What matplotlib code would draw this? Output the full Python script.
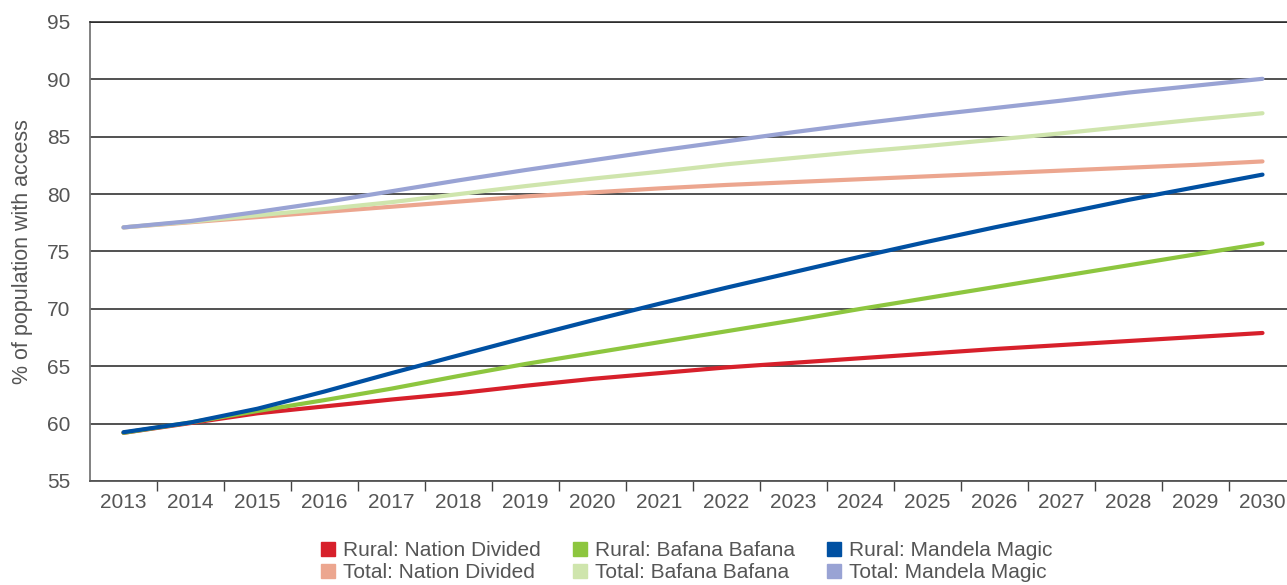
import numpy as np
import matplotlib
matplotlib.use("Agg")
import matplotlib.pyplot as plt
from matplotlib.lines import Line2D

years = [str(y) for y in range(2013, 2031)]

rural_nation_divided = [59.2, 60.05, 60.9, 61.5, 62.1, 62.65, 63.3, 63.9, 64.4,
                        64.9, 65.3, 65.7, 66.1, 66.5, 66.85, 67.2, 67.55, 67.9]
rural_bafana_bafana = [59.2, 60.1, 61.1, 62.05, 63.05, 64.15, 65.2, 66.15, 67.1,
                       68.05, 69.0, 70.0, 70.95, 71.9, 72.85, 73.8, 74.75, 75.7]
rural_mandela_magic = [59.25, 60.1, 61.3, 62.8, 64.4, 65.95, 67.5, 69.0, 70.45,
                       71.85, 73.2, 74.55, 75.85, 77.1, 78.3, 79.5, 80.6, 81.7]
total_nation_divided = [77.1, 77.55, 78.0, 78.45, 78.9, 79.35, 79.8, 80.15, 80.5,
                        80.8, 81.05, 81.3, 81.55, 81.8, 82.05, 82.3, 82.55, 82.85]
total_bafana_bafana = [77.1, 77.6, 78.15, 78.7, 79.3, 80.0, 80.7, 81.35, 81.95,
                       82.6, 83.15, 83.7, 84.2, 84.75, 85.3, 85.9, 86.5, 87.05]
total_mandela_magic = [77.1, 77.65, 78.45, 79.3, 80.25, 81.2, 82.1, 82.95, 83.8,
                       84.6, 85.4, 86.15, 86.85, 87.5, 88.15, 88.85, 89.45, 90.05]

series = [
    ("Rural: Nation Divided", rural_nation_divided, "#d7202b"),
    ("Total: Nation Divided", total_nation_divided, "#eca68f"),
    ("Rural: Bafana Bafana", rural_bafana_bafana, "#8dc63f"),
    ("Total: Bafana Bafana", total_bafana_bafana, "#cfe5ad"),
    ("Rural: Mandela Magic", rural_mandela_magic, "#0050a2"),
    ("Total: Mandela Magic", total_mandela_magic, "#99a3d4"),
]
draw_order = [1, 3, 5, 0, 2, 4]

plt.rcParams["font.family"] = ["Liberation Sans", "DejaVu Sans"]
text_col = "#555555"

W, H = 1287, 585
fig = plt.figure(figsize=(W / 100, H / 100), dpi=100)
ax = fig.add_axes([90 / W, (H - 481) / H, 1206 / W, 459 / H])

x = np.arange(len(years))
for i in draw_order:
    label, vals, col = series[i]
    ax.plot(x, vals, color=col, lw=3, solid_capstyle="round", zorder=3)

ax.set_xlim(-0.5, len(years) - 0.5)
ax.set_ylim(55, 95)
ax.set_yticks(range(55, 96, 5))
ax.set_xticks(x)
ax.set_xticklabels(years)
ax.set_xticks(np.arange(0.5, len(years) - 1, 1), minor=True)
ax.tick_params(axis="x", which="major", length=0, pad=9, labelsize=15, labelcolor=text_col)
ax.tick_params(axis="x", which="minor", length=7, width=1, color="#444444", direction="out")
ax.tick_params(axis="y", length=0, pad=14, labelsize=15, labelcolor=text_col)

ax.yaxis.grid(True, color="#222222", lw=1.1)
ax.set_axisbelow(True)
ax.spines["right"].set_visible(False)
ax.spines["top"].set_color("#222222")
ax.spines["top"].set_linewidth(1.1)
ax.spines["left"].set_color("#777777")
ax.spines["left"].set_linewidth(1.3)
ax.spines["bottom"].set_color("#555555")
ax.spines["bottom"].set_linewidth(1.3)

ax.set_ylabel("% of population with access", fontsize=15.5, color=text_col, labelpad=10)

handles = [Line2D([], [], marker="s", ls="none", markersize=10, color=c) for _, _, c in series]
labels = [s[0] for s in series]
fig.legend(handles, labels, ncol=3, loc="upper center", bbox_to_anchor=(686 / W, 1 - 531 / H),
           frameon=False, fontsize=15, labelcolor=text_col, handlelength=0.8,
           handletextpad=0.3, columnspacing=1.5, labelspacing=0.12, borderpad=0)

fig.savefig("out.png", dpi=100)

+++++

Work to complete:
Give every line above again exactly, with no pictures.

Exercise output:
What matplotlib code would draw this? Output the full Python script.
import numpy as np
import matplotlib
matplotlib.use("Agg")
import matplotlib.pyplot as plt
from matplotlib.lines import Line2D

years = [str(y) for y in range(2013, 2031)]

rural_nation_divided = [59.2, 60.05, 60.9, 61.5, 62.1, 62.65, 63.3, 63.9, 64.4,
                        64.9, 65.3, 65.7, 66.1, 66.5, 66.85, 67.2, 67.55, 67.9]
rural_bafana_bafana = [59.2, 60.1, 61.1, 62.05, 63.05, 64.15, 65.2, 66.15, 67.1,
                       68.05, 69.0, 70.0, 70.95, 71.9, 72.85, 73.8, 74.75, 75.7]
rural_mandela_magic = [59.25, 60.1, 61.3, 62.8, 64.4, 65.95, 67.5, 69.0, 70.45,
                       71.85, 73.2, 74.55, 75.85, 77.1, 78.3, 79.5, 80.6, 81.7]
total_nation_divided = [77.1, 77.55, 78.0, 78.45, 78.9, 79.35, 79.8, 80.15, 80.5,
                        80.8, 81.05, 81.3, 81.55, 81.8, 82.05, 82.3, 82.55, 82.85]
total_bafana_bafana = [77.1, 77.6, 78.15, 78.7, 79.3, 80.0, 80.7, 81.35, 81.95,
                       82.6, 83.15, 83.7, 84.2, 84.75, 85.3, 85.9, 86.5, 87.05]
total_mandela_magic = [77.1, 77.65, 78.45, 79.3, 80.25, 81.2, 82.1, 82.95, 83.8,
                       84.6, 85.4, 86.15, 86.85, 87.5, 88.15, 88.85, 89.45, 90.05]

series = [
    ("Rural: Nation Divided", rural_nation_divided, "#d7202b"),
    ("Total: Nation Divided", total_nation_divided, "#eca68f"),
    ("Rural: Bafana Bafana", rural_bafana_bafana, "#8dc63f"),
    ("Total: Bafana Bafana", total_bafana_bafana, "#cfe5ad"),
    ("Rural: Mandela Magic", rural_mandela_magic, "#0050a2"),
    ("Total: Mandela Magic", total_mandela_magic, "#99a3d4"),
]
draw_order = [1, 3, 5, 0, 2, 4]

plt.rcParams["font.family"] = ["Liberation Sans", "DejaVu Sans"]
text_col = "#555555"

W, H = 1287, 585
fig = plt.figure(figsize=(W / 100, H / 100), dpi=100)
ax = fig.add_axes([90 / W, (H - 481) / H, 1206 / W, 459 / H])

x = np.arange(len(years))
for i in draw_order:
    label, vals, col = series[i]
    ax.plot(x, vals, color=col, lw=3, solid_capstyle="round", zorder=3)

ax.set_xlim(-0.5, len(years) - 0.5)
ax.set_ylim(55, 95)
ax.set_yticks(range(55, 96, 5))
ax.set_xticks(x)
ax.set_xticklabels(years)
ax.set_xticks(np.arange(0.5, len(years) - 1, 1), minor=True)
ax.tick_params(axis="x", which="major", length=0, pad=9, labelsize=15, labelcolor=text_col)
ax.tick_params(axis="x", which="minor", length=7, width=1, color="#444444", direction="out")
ax.tick_params(axis="y", length=0, pad=14, labelsize=15, labelcolor=text_col)

ax.yaxis.grid(True, color="#222222", lw=1.1)
ax.set_axisbelow(True)
ax.spines["right"].set_visible(False)
ax.spines["top"].set_color("#222222")
ax.spines["top"].set_linewidth(1.1)
ax.spines["left"].set_color("#777777")
ax.spines["left"].set_linewidth(1.3)
ax.spines["bottom"].set_color("#555555")
ax.spines["bottom"].set_linewidth(1.3)

ax.set_ylabel("% of population with access", fontsize=15.5, color=text_col, labelpad=10)

handles = [Line2D([], [], marker="s", ls="none", markersize=10, color=c) for _, _, c in series]
labels = [s[0] for s in series]
fig.legend(handles, labels, ncol=3, loc="upper center", bbox_to_anchor=(686 / W, 1 - 531 / H),
           frameon=False, fontsize=15, labelcolor=text_col, handlelength=0.8,
           handletextpad=0.3, columnspacing=1.5, labelspacing=0.12, borderpad=0)

fig.savefig("out.png", dpi=100)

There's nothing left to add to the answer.